I'm loading a HF tokenizer, and wanted to stop on the sequence "</|im_end|>", but it looks like the tokenizer has 2 different ids for the same token, is it a bug or supposed to be so?
from transformers import AutoTokenizer, AutoModelForCausalLM
tokenizer = AutoTokenizer.from_pretrained("LoneStriker/AlphaMonarch-7B-AWQ", device_map='cuda')
model = AutoModelForCausalLM.from_pretrained("LoneStriker/AlphaMonarch-7B-AWQ", device_map='cuda')
tokenizer.decode(700) # '</'
tokenizer.decode(1867) # '</'
tokenizer.decode(700) == tokenizer.decode(1867)
The tokenization depends on whether the given token is at a beginning of a word in a text, or in the second-to-last place.
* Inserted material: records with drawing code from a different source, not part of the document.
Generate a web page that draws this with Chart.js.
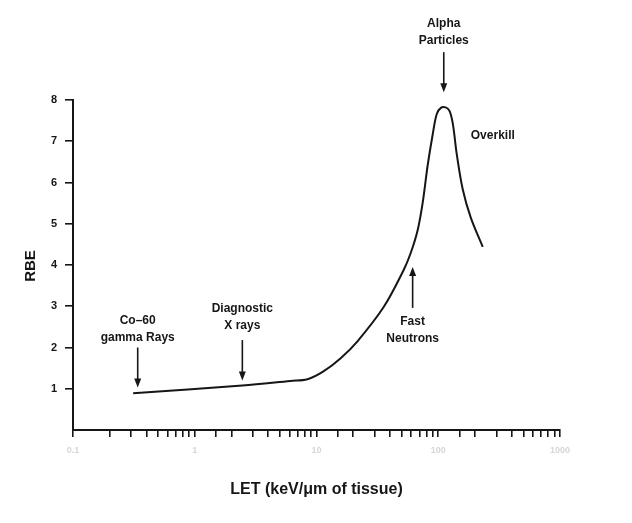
<!DOCTYPE html>
<html>
<head>
<meta charset="utf-8">
<script src="https://cdn.jsdelivr.net/npm/chart.js@4.4.0/dist/chart.umd.min.js"></script>
<style>
  html, body { margin: 0; padding: 0; background: #fff; }
  canvas { display: block; }
</style>
</head>
<body>
<canvas id="rbeChart" width="632" height="523"></canvas>
<script>
// RBE as a function of LET
const letValues = [0.312, 2.46, 6.11, 8.43, 11.4, 15.8, 21.7, 35.6, 52.0, 59.4, 67.8, 74.5, 82.0, 90.1, 97.2, 105, 115, 124, 132, 142, 159, 185, 232];
const rbeValues = [0.89, 1.08, 1.19, 1.23, 1.42, 1.74, 2.15, 2.98, 3.88, 4.29, 4.85, 5.51, 6.43, 7.17, 7.66, 7.81, 7.82, 7.73, 7.41, 6.68, 5.83, 5.15, 4.44];

const xTickLabels = ['0.1', '1', '10', '100', '1000'];
const yTickLabels = ['1', '2', '3', '4', '5', '6', '7', '8'];

// labelled arrows: text, LET of the arrow, RBE of first text line, arrow tail and head
const annoLines = [['Co–60', 'gamma Rays'], ['Diagnostic', 'X rays'], ['Fast', 'Neutrons'], ['Alpha', 'Particles']];
const annoLet = [0.34, 2.46, 61.6, 111];
const annoTextRbe = [2.64, 2.93, 2.62, 9.84];
const arrowFrom = [2.0, 2.18, 2.96, 9.16];
const arrowTo = [1.03, 1.2, 3.95, 8.19];

const overkillText = 'Overkill';
const overkillLet = 185;
const overkillRbe = 7.14;

const ink = '#161616';

// arrows and text notes drawn on top of the curve
const annotations = {
    id: 'annotations',
    beforeDraw(chart) {
        const c = chart.ctx;
        c.save();
        c.fillStyle = '#fff';
        c.fillRect(0, 0, chart.width, chart.height);
        c.restore();
    },
    afterDraw(chart) {
        const c = chart.ctx;
        const xs = chart.scales.x, ys = chart.scales.y;
        c.save();
        c.fillStyle = ink;
        c.strokeStyle = ink;
        c.font = 'bold 12px "Liberation Sans", Arial, sans-serif';
        c.textAlign = 'center';
        c.textBaseline = 'middle';

        annoLines.forEach((lines, i) => {
            const px = xs.getPixelForValue(annoLet[i]);
            const ty = ys.getPixelForValue(annoTextRbe[i]);
            lines.forEach((t, k) => c.fillText(t, px, ty + k * 17));

            const y0 = ys.getPixelForValue(arrowFrom[i]);
            const y1 = ys.getPixelForValue(arrowTo[i]);
            const dir = y1 > y0 ? 1 : -1;
            c.lineWidth = 1.6;
            c.beginPath();
            c.moveTo(px, y0);
            c.lineTo(px, y1 - dir * 7);
            c.stroke();
            c.beginPath();
            c.moveTo(px, y1);
            c.lineTo(px - 3.5, y1 - dir * 9);
            c.lineTo(px + 3.5, y1 - dir * 9);
            c.closePath();
            c.fill();
        });

        c.textAlign = 'left';
        c.fillText(overkillText, xs.getPixelForValue(overkillLet), ys.getPixelForValue(overkillRbe));

        // axis titles
        c.font = 'bold 16px "Liberation Sans", Arial, sans-serif';
        c.textAlign = 'center';
        c.fillText('LET (keV/μm of tissue)', (xs.left + xs.right) / 2, 490);
        c.translate(31, 266);
        c.rotate(-Math.PI / 2);
        c.font = 'bold 15px "Liberation Sans", Arial, sans-serif';
        c.fillText('RBE', 0, 0);
        c.restore();
    }
};

const ctx = document.getElementById('rbeChart').getContext('2d');
const chart = new Chart(ctx, {
    type: 'line',
    data: {
        labels: letValues,
        datasets: [{
            data: letValues.map((x, i) => ({ x: x, y: rbeValues[i] })),
            borderColor: ink,
            borderWidth: 2,
            pointRadius: 0,
            fill: false,
            tension: 0.35
        }]
    },
    options: {
        responsive: false,
        animation: false,
        layout: { padding: { top: 100, right: 72, left: 0, bottom: 0 } },
        plugins: {
            legend: { display: false },
            tooltip: { enabled: false }
        },
        scales: {
            x: {
                type: 'logarithmic',
                min: 0.1,
                max: 1000,
                afterFit: (s) => { s.height = 93; },
                border: { display: true, color: ink, width: 2 },
                grid: { drawOnChartArea: false, drawTicks: true, tickLength: 7, color: ink, lineWidth: 1.6 },
                ticks: {
                    autoSkip: false,
                    maxRotation: 0,
                    padding: 8,
                    color: '#d6d6d6',
                    font: { family: '"Liberation Sans", Arial', size: 9, weight: 'bold' },
                    callback: (value) => {
                        const e = Math.log10(value);
                        if (Math.abs(e - Math.round(e)) < 1e-6) return xTickLabels[Math.round(e) + 1];
                        return '';
                    }
                }
            },
            y: {
                min: 0,
                max: 8,
                afterFit: (s) => { s.width = 73; },
                border: { display: true, color: ink, width: 2 },
                grid: {
                    drawOnChartArea: false,
                    drawTicks: true,
                    tickLength: 8,
                    lineWidth: 1.6,
                    color: (c) => c.tick && c.tick.value === 0 ? 'rgba(0,0,0,0)' : ink
                },
                ticks: {
                    stepSize: 1,
                    padding: 8,
                    color: ink,
                    font: { family: '"Liberation Sans", Arial', size: 11, weight: 'bold' },
                    callback: (value) => value === 0 ? '' : yTickLabels[value - 1]
                }
            }
        }
    },
    plugins: [annotations]
});
</script>
</body>
</html>
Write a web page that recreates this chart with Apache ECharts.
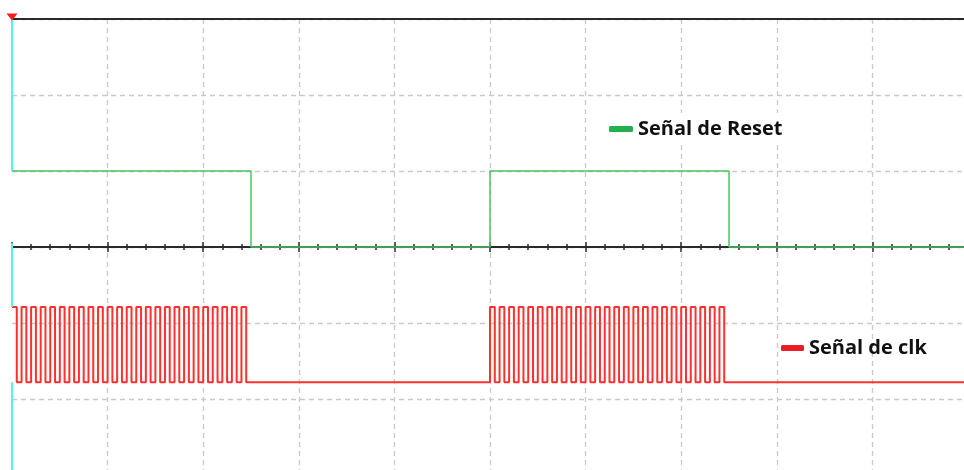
<!DOCTYPE html>
<html>
<head>
<meta charset="utf-8">
<script src="https://cdn.jsdelivr.net/npm/echarts@6/dist/echarts.min.js"></script>
<style>
  html, body { margin: 0; padding: 0; background: #ffffff; overflow: hidden; width: 964px; height: 470px; }
  /* the graticule runs slightly past the right and bottom edges of the screen */
  #scope { width: 968px; height: 475px; }
</style>
</head>
<body>
<div id="scope"></div>
<script>
// Time base: 10 horizontal divisions, 6 vertical divisions.
const timeRange = [0, 10];
const voltRange = [-3, 3];

// Reset trace: level changes (time in divisions, logic level).
const resetTimes  = [0, 2.5, 5, 7.5, 10];
const resetLevels = [1, 0, 1, 0, 0];

// Clock trace: logic level captured every clkSampleStep divisions
// (one row per division, 20 samples per row).
const clkSampleStep = 0.05;
const clkLevels = [
  1,0,1,0,1,0,1,0,1,0,1,0,1,0,1,0,1,0,1,0,
  1,0,1,0,1,0,1,0,1,0,1,0,1,0,1,0,1,0,1,0,
  1,0,1,0,1,0,1,0,1,0,0,0,0,0,0,0,0,0,0,0,
  0,0,0,0,0,0,0,0,0,0,0,0,0,0,0,0,0,0,0,0,
  0,0,0,0,0,0,0,0,0,0,0,0,0,0,0,0,0,0,0,0,
  1,0,1,0,1,0,1,0,1,0,1,0,1,0,1,0,1,0,1,0,
  1,0,1,0,1,0,1,0,1,0,1,0,1,0,1,0,1,0,1,0,
  1,0,1,0,1,0,1,0,1,0,0,0,0,0,0,0,0,0,0,0,
  0,0,0,0,0,0,0,0,0,0,0,0,0,0,0,0,0,0,0,0,
  0,0,0,0,0,0,0,0,0,0,0,0,0,0,0,0,0,0,0,0,
  0
];

// Legend names
const resetName = 'Señal de Reset';
const clkName = 'Señal de clk';

// Display placement of the clock trace (in divisions) below the center line.
const CLK_HIGH = -0.79;
const CLK_LOW = -1.78;

const resetData = resetTimes.map((t, i) => [t, resetLevels[i]]);
const clkData = clkLevels.map((v, i) => [i * clkSampleStep, v ? CLK_HIGH : CLK_LOW]);

const gridBox = { left: 12, top: 19, right: 0, bottom: 0 };
const dash = { color: '#c9c9c9', width: 1.3, type: [5, 4] };
const axisDark = { color: '#2a2a2a', width: 2 };

const chart = echarts.init(document.getElementById('scope'), null, { renderer: 'canvas' });

chart.setOption({
  animation: false,
  backgroundColor: '#ffffff',
  grid: [
    Object.assign({ show: false }, gridBox),
    Object.assign({ show: false }, gridBox)
  ],
  xAxis: [
    { // top frame line with vertical division lines
      gridIndex: 0, type: 'value', min: timeRange[0], max: timeRange[1], interval: 1,
      position: 'top', axisLine: { show: true, onZero: false, lineStyle: axisDark },
      axisTick: { show: false }, axisLabel: { show: false },
      splitLine: { show: true, showMinLine: false, lineStyle: dash }
    },
    { // center graticule line, ticks pointing up
      gridIndex: 0, type: 'value', min: timeRange[0], max: timeRange[1], interval: 1,
      position: 'bottom', axisLine: { show: true, onZero: true, lineStyle: axisDark },
      axisTick: { show: true, inside: true, length: 5, lineStyle: { color: '#2a2a2a', width: 1.5 } },
      minorTick: { show: true, splitNumber: 5, length: 3, lineStyle: { color: '#2a2a2a', width: 1.5 } },
      axisLabel: { show: false }, splitLine: { show: false }
    },
    { // center graticule line, ticks pointing down
      gridIndex: 1, type: 'value', min: timeRange[0], max: timeRange[1], interval: 1,
      position: 'bottom', axisLine: { show: true, onZero: true, lineStyle: axisDark },
      axisTick: { show: true, inside: false, length: 5, lineStyle: { color: '#2a2a2a', width: 1.5 } },
      minorTick: { show: true, splitNumber: 5, length: 3, lineStyle: { color: '#2a2a2a', width: 1.5 } },
      axisLabel: { show: false }, splitLine: { show: false }
    }
  ],
  yAxis: [
    {
      gridIndex: 0, type: 'value', min: voltRange[0], max: voltRange[1], interval: 1,
      axisLine: { show: false }, axisTick: { show: false }, axisLabel: { show: false },
      splitLine: { show: true, lineStyle: dash }
    },
    {
      gridIndex: 1, type: 'value', min: voltRange[0], max: voltRange[1], interval: 1,
      axisLine: { show: false }, axisTick: { show: false }, axisLabel: { show: false },
      splitLine: { show: false }
    }
  ],
  legend: [
    {
      data: [{ name: resetName, itemStyle: { color: '#22b14c' } }],
      left: 607, top: 113, padding: [6, 2],
      backgroundColor: '#ffffff',
      icon: 'roundRect', itemWidth: 24, itemHeight: 6,
      selectedMode: false,
      textStyle: { fontFamily: 'Open Sans', fontWeight: 'bold', fontSize: 20, color: '#111111' }
    },
    {
      data: [{ name: clkName, itemStyle: { color: '#ed1c24' } }],
      left: 779, top: 336, padding: [2, 2],
      icon: 'roundRect', itemWidth: 23, itemHeight: 6,
      selectedMode: false,
      textStyle: { fontFamily: 'Open Sans', fontWeight: 'bold', fontSize: 20, color: '#111111' }
    }
  ],
  series: [
    { // trigger cursor
      type: 'line', xAxisIndex: 0, yAxisIndex: 0, data: [], silent: true,
      markLine: {
        silent: true, symbol: 'none', animation: false,
        lineStyle: { color: '#55f2f2', width: 2, type: 'solid' },
        label: { show: false },
        data: [
          [{ coord: [0, 3] }, { coord: [0, 1] }],
          [{ coord: [0, 0.05] }, { coord: [0, CLK_HIGH] }],
          [{ coord: [0, CLK_LOW] }, { coord: [0, -3] }]
        ]
      },
      markPoint: {
        silent: true, animation: false,
        symbol: 'triangle', symbolRotate: 180, symbolSize: [11, 7], symbolOffset: [0, -2],
        itemStyle: { color: '#ff1a1a' }, label: { show: false },
        data: [{ coord: [0, 3] }]
      }
    },
    {
      name: resetName, type: 'line', xAxisIndex: 0, yAxisIndex: 0,
      step: 'end', symbol: 'none', data: resetData,
      lineStyle: { color: '#4cc46a', width: 1.5 },
      itemStyle: { color: '#4cc46a' }, z: 3
    },
    {
      name: clkName, type: 'line', xAxisIndex: 0, yAxisIndex: 0,
      step: 'end', symbol: 'none', data: clkData,
      lineStyle: { color: '#ff3030', width: 2 },
      itemStyle: { color: '#ff3030' }, z: 3
    }
  ]
});
</script>
</body>
</html>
Note the difference:
tokenizer('test </')
>>> {'input_ids': [1, 1369, 1867], 'attention_mask': [1, 1, 1]}
tokenizer('test</')
>>> {'input_ids': [1, 1369, 700], 'attention_mask': [1, 1, 1]}
This is actually not that unique, even common tokens have two tokenizations depending on where in the word they appear, e.g. token power
:
tokenizer('power')
>>> {'input_ids': [1, 1982], 'attention_mask': [1, 1]}
tokenizer('superpower')
>>> {'input_ids': [1, 2195, 6468], 'attention_mask': [1, 1, 1]}
Some tokenizers include a prefix that signifies that the token only appears in second-to-last position in a word, e.g.:
bert_tokenizer = AutoTokenizer.from_pretrained("bert-base-cased")
bert_tokenizer.decode(1540)
>>> power
bert_tokenizer.decode(9447)
>>> ##power
This is true even for the tokenizer in question if you investigate the tokenizer.vocab
object (here prefix ā
signifies token that is at the beginning of words), however, I am not sure why it does not transfer to the tokenizer.decode
function:
list(tokenizer.vocab.keys())[list(tokenizer.vocab.values()).index(700)]
>>> '</'
list(tokenizer.vocab.keys())[list(tokenizer.vocab.values()).index(1867)]
>>> 'ā</'
As for stopping the generation, I would investigate which token or sequence of tokens is usually created at the end of sequence, and use that one as stopping criteria (or possibly both, I am not familiar with the concrete implementation).